The new strain of COVID-19 is out of control and people need to behave as if they already have the virus, especially in the new Tier 4 areas of England, Health Secretary Matt Hancock has warned.
The five-day Christmas bubble period has been reduced to just Christmas Day for England, Wales and Scotland – and scrapped completely for areas in England under new Tier 4 rules – but remains in Northern Ireland.
The new tough coronavirus measures – which MPs will vote on in January – affect those in London, most of the South East, and many areas of eastern England.
Mr Hancock said everybody was looking forward to Christmas, but the new infectious and rapid-spreading new strain “was out of control” and the government had to act “quickly and decisively”.
He suggested the strengthened measures could be in place for months, telling Sky’s Sophy Ridge on Sunday: “It (the new strain) is an enormous challenge, until we can get the vaccine rolled out to protect people. This is what we face over the next couple of months.”
He added: “Everybody, particularly people in Tier 4 areas, needs to behave as if they might well have the virus – that is the only way we are going to get it under control.”
He said controlling the new strain of COVID-19 is “more important now than ever”, that people stick to the rules and reduce social contact “because this is deadly serious”.
“This is a deadly disease, we need to keep it under control, and it has been made more difficult by this new variant.”
And he said scenes of people queueing at train stations, rushing to leave London before the new measures came into force this morning, was “totally irresponsible behaviour”.
Asked why the prime minister announced the Christmas relaxation rules weeks ago, when there was a chance he would have to renege on his promise, Mr Hancock said: “Because we understand, I understand, how important Christmas is to people.
“I understand how people feel. I had to call my mum last night and say, ‘We are not going to see each other over Christmas’.”
He said ministers had no choice but to act – effectively cancelling Christmas for millions of people – after being presented with the new scientific evidence on Friday afternoon.

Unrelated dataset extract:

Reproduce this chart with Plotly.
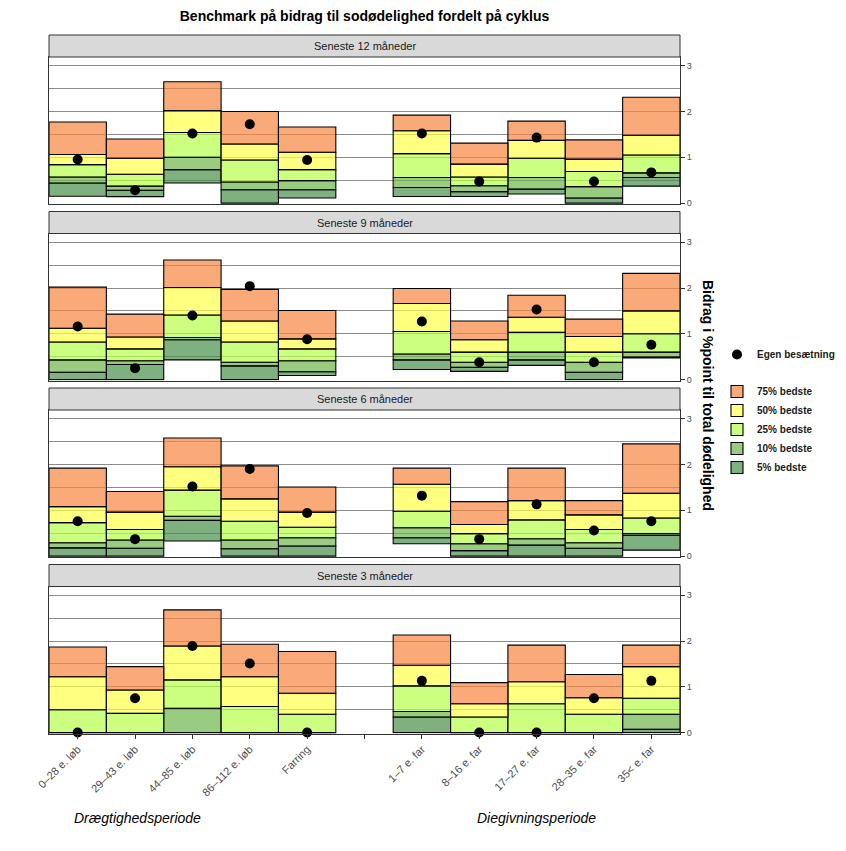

Mr Hancock said cases have “rocketed” during the last few days and warned keeping the new variant under control until a vaccine has been rolled out would be “very difficult”.

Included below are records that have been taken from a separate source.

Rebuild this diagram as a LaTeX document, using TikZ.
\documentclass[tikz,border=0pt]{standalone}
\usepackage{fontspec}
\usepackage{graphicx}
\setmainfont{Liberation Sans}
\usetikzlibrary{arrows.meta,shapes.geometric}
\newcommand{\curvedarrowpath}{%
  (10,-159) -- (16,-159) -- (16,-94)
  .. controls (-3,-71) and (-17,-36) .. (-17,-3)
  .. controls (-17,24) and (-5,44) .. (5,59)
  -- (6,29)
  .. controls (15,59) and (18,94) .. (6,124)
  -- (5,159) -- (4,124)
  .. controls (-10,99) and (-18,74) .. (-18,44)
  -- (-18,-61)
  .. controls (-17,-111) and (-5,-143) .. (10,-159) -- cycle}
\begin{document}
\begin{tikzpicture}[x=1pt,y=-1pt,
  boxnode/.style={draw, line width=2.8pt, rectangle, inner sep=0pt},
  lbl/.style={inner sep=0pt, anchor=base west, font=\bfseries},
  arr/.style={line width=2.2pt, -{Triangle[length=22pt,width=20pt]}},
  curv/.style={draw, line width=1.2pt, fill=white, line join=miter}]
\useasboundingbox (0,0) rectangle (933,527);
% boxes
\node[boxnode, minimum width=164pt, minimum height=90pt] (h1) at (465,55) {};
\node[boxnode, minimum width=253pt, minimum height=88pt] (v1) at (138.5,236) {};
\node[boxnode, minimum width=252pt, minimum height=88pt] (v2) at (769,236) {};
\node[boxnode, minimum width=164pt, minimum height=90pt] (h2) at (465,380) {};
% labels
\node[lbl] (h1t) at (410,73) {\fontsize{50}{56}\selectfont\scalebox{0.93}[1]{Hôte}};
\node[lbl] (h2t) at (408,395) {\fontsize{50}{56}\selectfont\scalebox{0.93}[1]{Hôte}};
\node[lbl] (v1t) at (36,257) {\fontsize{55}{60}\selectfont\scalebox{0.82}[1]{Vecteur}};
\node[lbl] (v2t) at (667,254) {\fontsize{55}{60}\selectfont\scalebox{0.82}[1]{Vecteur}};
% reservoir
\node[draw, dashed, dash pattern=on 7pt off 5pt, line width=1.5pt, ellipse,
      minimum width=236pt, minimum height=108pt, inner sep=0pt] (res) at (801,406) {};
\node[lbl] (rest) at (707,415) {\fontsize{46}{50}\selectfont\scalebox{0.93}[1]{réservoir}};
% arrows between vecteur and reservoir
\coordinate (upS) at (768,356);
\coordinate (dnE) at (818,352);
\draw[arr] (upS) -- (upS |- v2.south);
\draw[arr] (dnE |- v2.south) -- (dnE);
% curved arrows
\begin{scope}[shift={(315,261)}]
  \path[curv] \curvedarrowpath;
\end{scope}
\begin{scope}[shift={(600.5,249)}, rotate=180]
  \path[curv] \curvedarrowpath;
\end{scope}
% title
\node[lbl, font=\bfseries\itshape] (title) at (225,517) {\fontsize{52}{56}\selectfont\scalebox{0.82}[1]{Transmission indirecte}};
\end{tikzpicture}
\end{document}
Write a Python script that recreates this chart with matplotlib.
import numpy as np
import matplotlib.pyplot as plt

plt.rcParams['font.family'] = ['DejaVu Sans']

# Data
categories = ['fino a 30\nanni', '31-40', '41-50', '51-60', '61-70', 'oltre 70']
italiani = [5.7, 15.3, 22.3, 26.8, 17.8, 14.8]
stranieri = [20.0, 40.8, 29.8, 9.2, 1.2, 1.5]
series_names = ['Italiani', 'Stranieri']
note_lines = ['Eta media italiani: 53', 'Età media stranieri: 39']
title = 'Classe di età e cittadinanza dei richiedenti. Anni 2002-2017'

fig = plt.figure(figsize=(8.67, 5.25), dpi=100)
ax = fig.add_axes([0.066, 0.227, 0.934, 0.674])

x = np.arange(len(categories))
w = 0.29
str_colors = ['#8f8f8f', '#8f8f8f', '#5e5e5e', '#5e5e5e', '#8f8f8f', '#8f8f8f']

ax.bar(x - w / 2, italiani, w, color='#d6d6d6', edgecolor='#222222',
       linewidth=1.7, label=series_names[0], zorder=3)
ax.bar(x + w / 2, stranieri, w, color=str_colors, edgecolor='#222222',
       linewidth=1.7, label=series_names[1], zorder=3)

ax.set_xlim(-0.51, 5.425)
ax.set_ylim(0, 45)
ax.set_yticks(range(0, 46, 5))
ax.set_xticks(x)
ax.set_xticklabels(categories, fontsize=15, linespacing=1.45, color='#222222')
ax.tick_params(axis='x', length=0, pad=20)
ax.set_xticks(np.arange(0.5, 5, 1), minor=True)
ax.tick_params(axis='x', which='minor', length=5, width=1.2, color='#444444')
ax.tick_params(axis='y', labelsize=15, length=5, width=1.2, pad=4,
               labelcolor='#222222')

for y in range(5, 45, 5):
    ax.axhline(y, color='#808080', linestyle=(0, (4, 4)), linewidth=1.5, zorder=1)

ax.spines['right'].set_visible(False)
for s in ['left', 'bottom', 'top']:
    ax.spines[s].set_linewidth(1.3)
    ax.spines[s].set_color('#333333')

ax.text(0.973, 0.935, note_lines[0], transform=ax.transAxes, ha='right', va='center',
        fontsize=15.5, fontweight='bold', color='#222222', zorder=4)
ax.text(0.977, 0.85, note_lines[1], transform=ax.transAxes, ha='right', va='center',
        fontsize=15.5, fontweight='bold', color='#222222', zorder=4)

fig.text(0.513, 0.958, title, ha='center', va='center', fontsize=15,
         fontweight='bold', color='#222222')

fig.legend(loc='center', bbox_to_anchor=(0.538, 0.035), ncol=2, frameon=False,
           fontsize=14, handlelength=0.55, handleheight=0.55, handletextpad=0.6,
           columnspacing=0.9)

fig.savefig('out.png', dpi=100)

“As of 8 o’clock yesterday morning 350,000 people have been vaccinated. We plan by the end of the weekend to have something around the half-million mark.”
“So we can see the way out through this but it is going to be a difficult few months,” he added.

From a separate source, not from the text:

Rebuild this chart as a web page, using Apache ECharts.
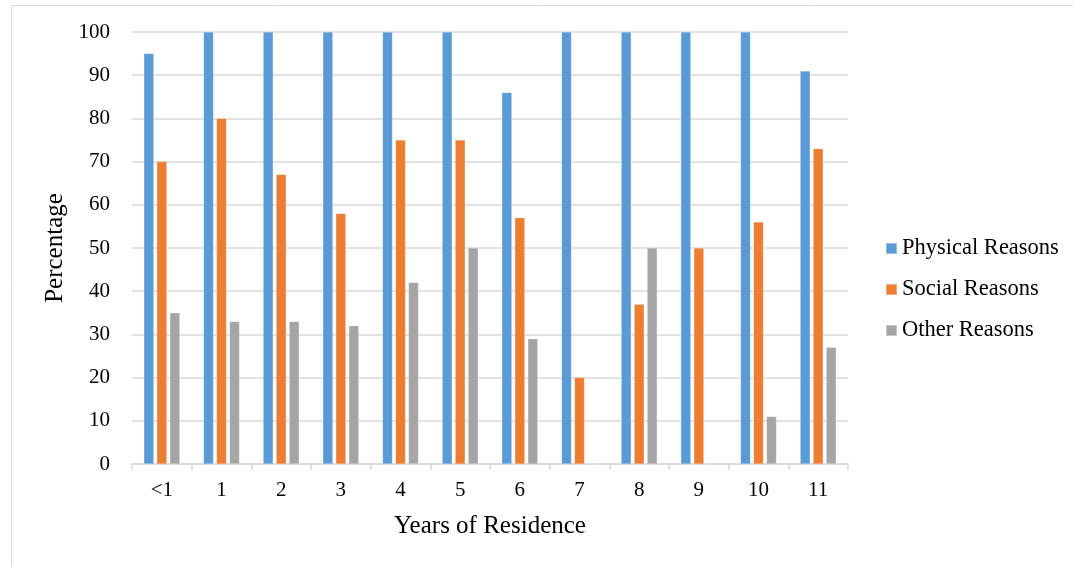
<!DOCTYPE html>
<html><head><meta charset="utf-8">
<script src="https://cdn.jsdelivr.net/npm/echarts@6/dist/echarts.min.js"></script>
<style>html,body{margin:0;padding:0;background:#fff;}#c{width:1073px;height:567px;}</style>
</head><body><div id="c"></div>
<script>
const categories = ['<1','1','2','3','4','5','6','7','8','9','10','11'];
const physical = [95,100,100,100,100,100,86,100,100,100,100,91];
const social = [70,80,67,58,75,75,57,20,37,50,56,73];
const other = [35,33,33,32,42,50,29,0,50,0,11,27];
const seriesNames = ['Physical Reasons','Social Reasons','Other Reasons'];
const colors = ['#5B9BD5','#ED7D31','#A5A5A5'];
const font = '"Liberation Serif", "Times New Roman", serif';
const chart = echarts.init(document.getElementById('c'));
const mk = (name, data, color) => ({
  name, type: 'bar', data, barWidth: 10, barGap: '30%',
  itemStyle: {color, borderColor: 'rgba(255,255,255,0.35)', borderWidth: 0.5},
  animation: false
});
chart.setOption({
  animation: false,
  textStyle: {fontFamily: font},
  graphic: [{type: 'rect', shape: {x: 11.5, y: 5.5, width: 1200, height: 700},
    style: {fill: 'none', stroke: '#D9D9D9', lineWidth: 1}, silent: true}],
  grid: {left: 132, right: 225, top: 32, bottom: 103},
  legend: {
    orient: 'vertical', left: 885, top: 237, padding: 0, itemWidth: 11, itemHeight: 11, itemGap: 18,
    icon: 'rect', data: seriesNames,
    textStyle: {fontFamily: font, fontSize: 22.5, color: '#000', lineHeight: 22, padding: [0,0,0,0]}
  },
  xAxis: {
    type: 'category', data: categories, boundaryGap: true,
    name: 'Years of Residence', nameLocation: 'middle', nameGap: 50,
    nameTextStyle: {fontFamily: font, fontSize: 25, color: '#000'},
    axisLine: {lineStyle: {color: '#D9D9D9', width: 1.5}},
    axisTick: {show: true, length: 6, lineStyle: {color: '#D9D9D9', width: 1.5}},
    axisLabel: {fontFamily: font, fontSize: 21, color: '#000', margin: 16}
  },
  yAxis: {
    type: 'value', min: 0, max: 100, interval: 10,
    name: 'Percentage', nameLocation: 'middle', nameGap: 58,
    nameTextStyle: {fontFamily: font, fontSize: 25, color: '#000'},
    axisLine: {show: false}, axisTick: {show: false},
    splitLine: {lineStyle: {color: '#D9D9D9', width: 1.5}},
    axisLabel: {fontFamily: font, fontSize: 21, color: '#000', margin: 22}
  },
  series: [mk(seriesNames[0], physical, colors[0]), mk(seriesNames[1], social, colors[1]), mk(seriesNames[2], other, colors[2])]
});
</script></body></html>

Labour leader Sir Keir Starmer accused Boris Johnson of “gross negligence” and said the prime minister should apologise for his handling of the pandemic.
He said the British people were paying the price for the PM’s “incompetence” and that Mr Johnson’s “indecision” and “weak leadership” was “costing lives and costing jobs”.
Mayor of London Sadiq Khan said he supported new restrictions being placed on the capital but criticised the government’s “incompetent” handling of the pandemic and accused it of giving people “false hope” over Christmas.
Mr Khan told Ridge: “All this was conceivable. What people want is clarity – instead what we got was stop-start change, marching us up a hill, then marching us down, marching us back up the hill, then marching us down again.”
He said the capital had experienced “the worst year we’ve had since the Second World War”.
British Medical Association (BMA) council chair, Dr Chaand Nagpaul, said the planned five-day Christmas relaxation had not followed the science on the new variant, which he said “was spreading week-on-week” when the five-day rules were announced by the PM.
He told Ridge: “Last Wednesday, before the new variant was announced, it was obvious that the infection was spreading at a dangerous level, the NHS was in a dangerous state.”
But Dr Susan Hopkins, of Public Health England, said the estimate that the new variant was up to 70% more transmissible was only confirmed on Friday.
She said it had spread to other parts of the UK, but in smaller amounts than London, Kent and parts of Essex, adding that there was no evidence it was causing a disproportionate number of hospital admissions.